Mountainbikeeagle.com makes finding trails in Eagle really easy (if you can get service). We had word that the Tick Alley/Itch/Scratch/World's Greatest loop was well worth doing, so a few of us snuck out on Friday afternoon to, from the sound of it, ride through tick-infested shrubbery.
The four of us ride a lot. We are experienced. We ride steep front range trails. We ride across the country and we ride Hunditos and to the top of Mt. Evans and we like to think we are reasonably fit. We enjoy being challenged. And yet we could find no expletive strong enough for how difficult Tick Alley was.
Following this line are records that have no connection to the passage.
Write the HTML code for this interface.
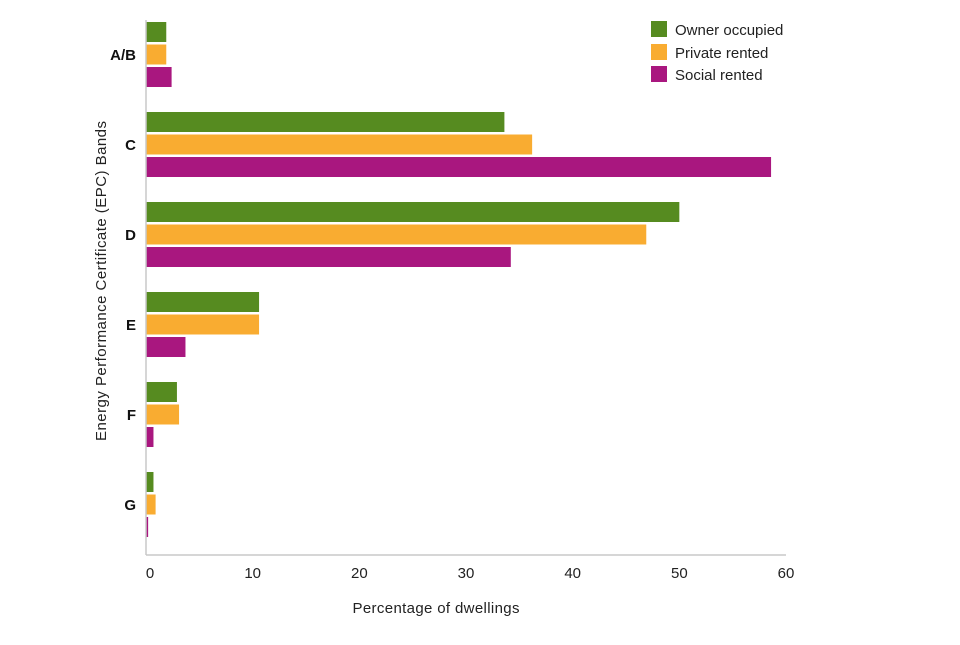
<!DOCTYPE html>
<html><head><meta charset="utf-8"><style>
body{margin:0;background:#fff;font-family:"Liberation Sans",sans-serif}
</style></head><body>
<svg id="chart" width="960" height="640" viewBox="0 0 960 640">
<g id="bars"></g>
<line x1="146" y1="20" x2="146" y2="555" stroke="#c8c8c8" stroke-width="1.5"/>
<line x1="146" y1="555" x2="786" y2="555" stroke="#c8c8c8" stroke-width="1.5"/>
<g id="xticks"></g>
<g id="ycats"></g>
<text x="436" y="613" font-size="15" fill="#222" text-anchor="middle" textLength="167">Percentage of dwellings</text>
<text transform="translate(106,281) rotate(-90)" font-size="15" fill="#222" text-anchor="middle" textLength="320">Energy Performance Certificate (EPC) Bands</text>
<g>
<rect x="651" y="21" width="16" height="16" fill="#568b20"/>
<text x="675" y="35" font-size="15" fill="#222">Owner occupied</text>
<rect x="651" y="44" width="16" height="16" fill="#f9ac31"/>
<text x="675" y="58" font-size="15" fill="#222">Private rented</text>
<rect x="651" y="66" width="16" height="16" fill="#a9177f"/>
<text x="675" y="80" font-size="15" fill="#222">Social rented</text>
</g>
</svg>
<script>
const categories = ["A/B","C","D","E","F","G"];
const owner = [1.9,33.6,50.0,10.6,2.9,0.7];
const privateRented = [1.9,36.2,46.9,10.6,3.1,0.9];
const social = [2.4,58.6,34.2,3.7,0.7,0.2];
const xTicks = [0,10,20,30,40,50,60];
const NS="http://www.w3.org/2000/svg";
const x = v => 146 + v*(640/60);
const yGroup = i => 22 + i*90;
const series=[{vals:owner,color:"#568b20",name:"owner"},{vals:privateRented,color:"#f9ac31",name:"private"},{vals:social,color:"#a9177f",name:"social"}];
const bars=document.getElementById("bars");
categories.forEach((c,i)=>{
  series.forEach((s,j)=>{
    const r=document.createElementNS(NS,"rect");
    r.setAttribute("x",x(0));
    r.setAttribute("y",yGroup(i)+j*22.5);
    r.setAttribute("width",Math.max(0,x(s.vals[i])-x(0)));
    r.setAttribute("height",20);
    r.setAttribute("fill",s.color);
    
    
    bars.appendChild(r);
  });
  const t=document.createElementNS(NS,"text");
  t.setAttribute("x",136);t.setAttribute("y",yGroup(i)+38);
  t.setAttribute("text-anchor","end");t.setAttribute("font-size","15");t.setAttribute("font-weight","bold");t.setAttribute("fill","#111");
  t.textContent=c;
  
  
  document.getElementById("ycats").appendChild(t);
});
xTicks.forEach(v=>{
  const t=document.createElementNS(NS,"text");
  t.setAttribute("x",x(v)+(v===0?4:0));t.setAttribute("y",578);
  t.setAttribute("text-anchor","middle");t.setAttribute("font-size","15");t.setAttribute("fill","#222");
  t.textContent=v;
  
  
  document.getElementById("xticks").appendChild(t);
});
</script>
</body></html>
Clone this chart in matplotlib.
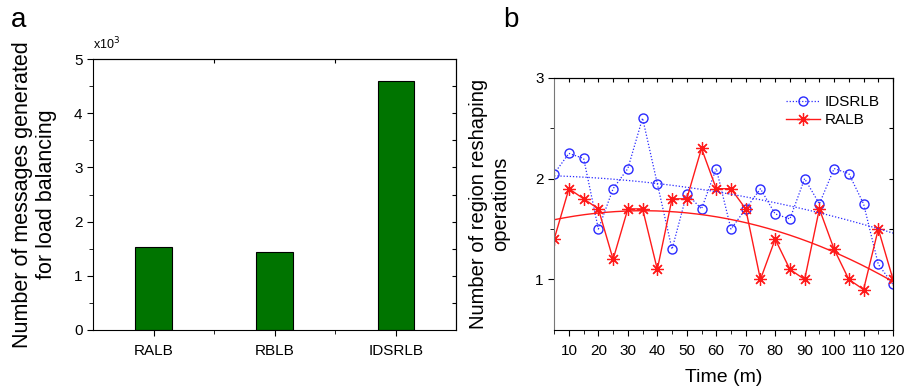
import matplotlib
matplotlib.use('Agg')
import matplotlib.pyplot as plt
import numpy as np

plt.rcParams['font.family'] = ['Liberation Sans', 'DejaVu Sans']

# panel a
methods = ['RALB', 'RBLB', 'IDSRLB']
messages_k = [1.53, 1.43, 4.59]

# panel b
times = [5, 10, 15, 20, 25, 30, 35, 40, 45, 50, 55, 60,
         65, 70, 75, 80, 85, 90, 95, 100, 105, 110, 115, 120]
idsrlb_ops = [2.05, 2.25, 2.2, 1.5, 1.9, 2.1, 2.6, 1.95, 1.3, 1.85, 1.7, 2.1,
              1.5, 1.7, 1.9, 1.65, 1.6, 2.0, 1.75, 2.1, 2.05, 1.75, 1.15, 0.95]
ralb_ops = [1.4, 1.9, 1.8, 1.7, 1.2, 1.7, 1.7, 1.1, 1.8, 1.8, 2.3, 1.9,
            1.9, 1.7, 1.0, 1.4, 1.1, 1.0, 1.7, 1.3, 1.0, 0.9, 1.5, 1.0]

blue = '#2a2aff'
red = '#ff1a1a'


def draw_bars(ax):
    x = np.arange(1, len(methods) + 1)
    ax.bar(x, messages_k, width=0.3, color='#007400', edgecolor='black', linewidth=0.8)
    ax.set_xlim(0.5, 3.5)
    ax.set_ylim(0, 5)
    ax.set_xticks(x)
    ax.set_xticklabels(methods)
    ax.set_xticks([1.5, 2.5], minor=True)
    ax.set_yticks(range(6))
    ax.set_yticks(np.arange(0.5, 5, 1), minor=True)
    ax.tick_params(which='both', direction='out', labelsize=11)
    ax.tick_params(axis='x', pad=6)
    ax.tick_params(which='major', length=4)
    ax.tick_params(which='minor', length=3)
    top = ax.secondary_xaxis('top')
    top.set_xticks([1.5, 2.5])
    top.tick_params(direction='in', length=3, labeltop=False)
    right = ax.secondary_yaxis('right')
    right.set_yticks(np.arange(0.5, 5, 0.5))
    right.tick_params(direction='in', length=3, labelright=False)
    ax.set_ylabel('Number of messages generated\nfor load balancing', fontsize=15.5, labelpad=12)
    ax.text(0.0, 1.025, r'x10$^3$', transform=ax.transAxes, fontsize=9, ha='left', va='bottom')


def draw_lines(ax):
    t = np.array(times)
    t_fit = np.linspace(5, 120, 200)

    ax.plot(t, idsrlb_ops, color=blue, linestyle=(0, (1, 1.5)), linewidth=0.9,
            marker='o', markersize=6.5, markerfacecolor='none', markeredgecolor=blue,
            markeredgewidth=1.0, label='IDSRLB')
    ax.plot(t, ralb_ops, color=red, linestyle='-', linewidth=1.0,
            marker=(8, 2, 0), markersize=9, markeredgecolor=red, markeredgewidth=0.9,
            label='RALB')

    fit_b = np.polyfit(t, idsrlb_ops, 2)
    ax.plot(t_fit, np.polyval(fit_b, t_fit), color=blue, linestyle=(0, (1, 1.5)), linewidth=0.9)
    fit_r = np.polyfit(t, ralb_ops, 2)
    ax.plot(t_fit, np.polyval(fit_r, t_fit), color=red, linestyle='-', linewidth=1.0)

    ax.set_xlim(5, 120)
    ax.set_ylim(0.5, 3)
    ax.set_xticks(range(10, 121, 10))
    ax.set_xticks(range(5, 121, 10), minor=True)
    ax.set_yticks([1, 2, 3])
    ax.set_yticks([1.5, 2.5], minor=True)
    ax.tick_params(which='both', direction='out', labelsize=11)
    ax.tick_params(axis='x', pad=6)
    ax.tick_params(which='major', length=4)
    ax.tick_params(which='minor', length=3)
    ax.spines['left'].set_color('#777777')
    top = ax.secondary_xaxis('top')
    top.set_xticks(range(10, 121, 5))
    top.tick_params(direction='in', length=3, labeltop=False)
    right = ax.secondary_yaxis('right')
    right.set_yticks(np.arange(1, 3, 0.5))
    right.tick_params(direction='in', length=3, labelright=False)
    ax.set_xlabel('Time (m)', fontsize=14, labelpad=8)
    ax.set_ylabel('Number of region reshaping\noperations', fontsize=14.5, labelpad=18)
    ax.legend(loc='upper right', bbox_to_anchor=(1.0, 0.985), frameon=False, fontsize=11,
              handlelength=2.2, handletextpad=0.3, labelspacing=0.25)


fig = plt.figure(figsize=(9.07, 3.89), dpi=100)
ax_a = fig.add_axes([0.1025, 0.152, 0.4005, 0.696])
ax_b = fig.add_axes([0.611, 0.152, 0.3736, 0.648])
draw_bars(ax_a)
draw_lines(ax_b)
fig.text(0.012, 0.93, 'a', fontsize=20)
fig.text(0.555, 0.93, 'b', fontsize=20)

fig.savefig('out.png', dpi=100)
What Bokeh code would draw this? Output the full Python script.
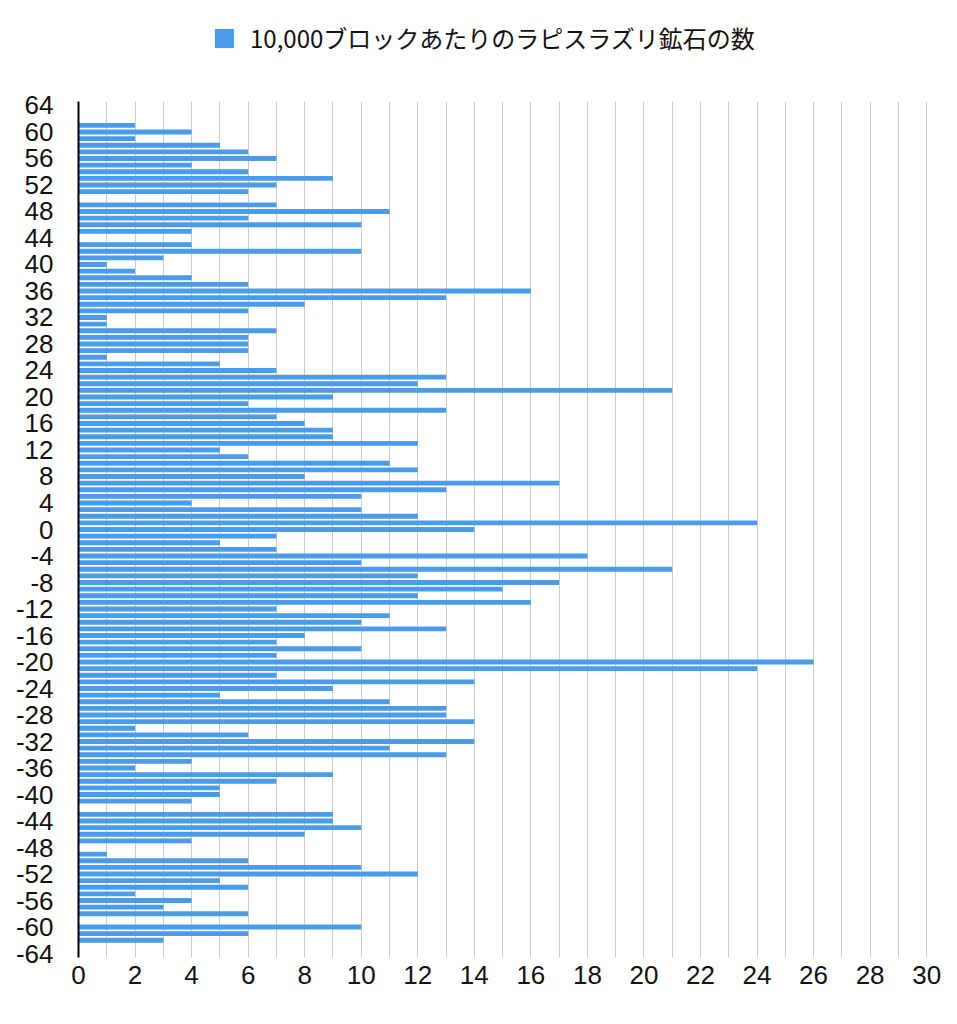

It was exposed, hot, steep as steep gets, and an endless string of whoops formed by motorized dirt bikes. We weren't prepared to give the kind of effort required. We didn't have a thermometer, but it was approximately one million degrees out there.
We were so tired that we skipped Itch and Scratch and went straight for the World's Greatest Downhill. It was fine. Any downhill would've been fine. World's Greatest eventually intersected with Tick Alley, and two thousand whoops weren't much more fun to descend than they'd been to climb. At the bottom of Tick Alley, we had one more maliciously steep climb. Seriously, that climb took so much out of me that my family will be tired for generations to come.
Mere minutes after we climbed into the truck, this happened:
It took a night's sleep, a chimney log, lots of counseling, and a keg of beer to recover.
We rode Pipeline the next day, and we brought reinforcements. It was much better.
After some beer and pizza, we parked near the ice rink and rode Haymaker. Haymaker is worth pulling off I-70 to ride any time you pass the town of Eagle with your bike. Really. Even if you're on your way to a wedding, it's worth showing up late in dirty, wrinkled formalwear. Ride this trail and then ride it again. It's five miles and it will make your week. It was so much fun that I didn't stop to take any pictures. There's also a BMX course at the trailhead.
Here are a few important qualifying stats from our weekend in Eagle.
Pizzas consumed: 3
Tick buddies checked: 10
Ticks found: 0
S'mores made: 22
Hammocks fallen out of: 0
Hammocks fallen into: 2
Beers consumed: Yes.
Fully rigid bikes ridden: 3
Milky Ways identified: 1
Dreams crushed: 0
Children left behind: 0
Amount of havoc wreaked: All the havoc.